A package in Crochet is described by a folder with a crochet.json file. This file describes everything a package contains—essentially, this is a header for a package image. Storing this image using a file system’s nodes is just an implementation detail—although currently it’s the only implementation too.

The meta-data section#

A package must contain some meta-data attributes that describe to the system what the package is, how it can be referenced, and why one should trust it.

The following root-level fields are part of the meta-data section:

name (string, required)

An unique name for the package. To reduce synchronisation on this, we use the reverse-domain convention popular in Java.

title (string, optional)

A more friendly name shown to users in the Launcher. name is used if this is not available.

description (string, optional)

A very short description of what the package does.

stability (string enum, optional)

An indication of the maturity of the overall package. Can be one of: "deprecated", "experimental", "stable", or "immutable" (which means only security patches are allowed).

target (string enum, optional)

The platforms the package is available on. This is currently a very restricted idea of target and will change in the future. The possible values are * (all platforms), node, and browser.

The sources section#

In the sources section, the package needs to describe which pieces of code are part of the package. Sources can be written in any language the Crochet system has a compiler for—the VM can only read binary images in the .croc format, so the compiler must be able to output that. Compilers are chosen based on the extension part of the file name.

The current natively supported languages are: .crochet and .lingua.

Fields in this section (at the root of the file) are:

sources (array of files, required)

A list of all sources that are to be loaded and executed by the Crochet VM. These can be in any language Crochet has a compiler for.

native_sources (array of files, required)

A list of all sources that are to be loaded natively by the operating system in order to provide functionality that Crochet can bind to through foreign clauses. Currently this only supports JavaScript.

In order to be able to load native sources, the package must receive the native capability from its parent package (or from the user).

Each item in the array is a file. A file is described by the following type:

type File = string | {
  name: string;
  target: Target;
}

A file that is not described with a target is unconditionally included every time the package is loaded. Files with a target can be conditionally loaded based on the platform it’s running and available capabilities.

The dependencies section#

Packages may depend on other packages. But dependencies form an acyclic graph due to how capability propagation works, thus if package A depends on package B, that means package B cannot depend on anything that ultimately depends on package A.

There’s only one field (at the root) in this section:

dependencies (list of dependency, required)

A list of all packages that this package depends on. Most packages will depend at least on crochet.core, since there’s not much Crochet can do out of the box.

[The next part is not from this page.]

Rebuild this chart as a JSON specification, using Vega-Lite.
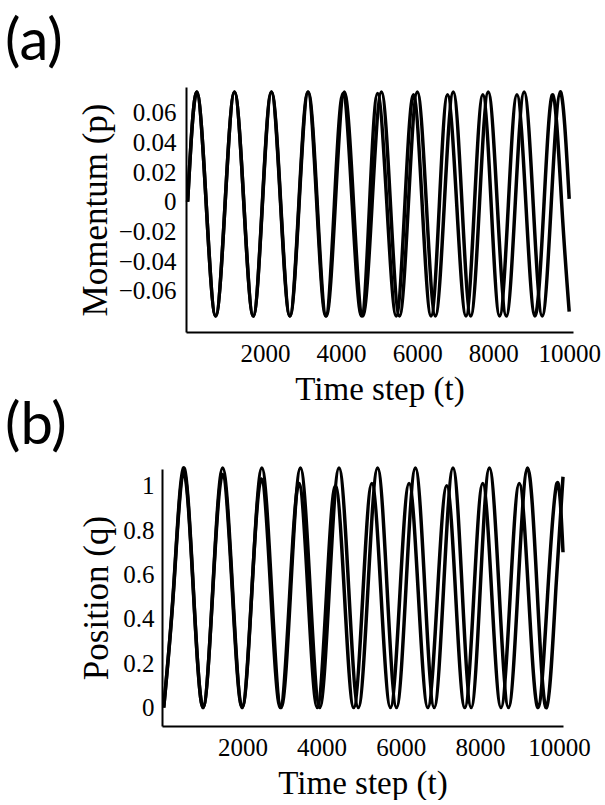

Each dependency has to following type:

type Dependency = string | {
  name: string;
  target: Target;
  capabilities: Capability[]
}

The string format describes an unconditionally loaded dependency with no capability propagation—that means that the package will not be able to do anything powerful (only pure computations). The object format allows controlling when the package is loaded and which capabilities it gets from the parent package.

The capabilities section#

The capabilities section describes both the capabilities that the package defines and the capabilities that it needs in order to work. There is currently no support for optional or dynamic capabilities, but that’s planned for the future.

The capabilities field at the root is the only component of this section, and it allows the following fields:

provides (list of name, required)

This describes all capability groups that are exported from the package and available for outsiders to use. The name is simply the name of the capability group, unqualified.

requires (list of qualified name, required)

This describes all capability groups that the package requires from the parent in order for it to work. This is the fully qualified capability group name, e.g.: crochet.random/read-shared-instance.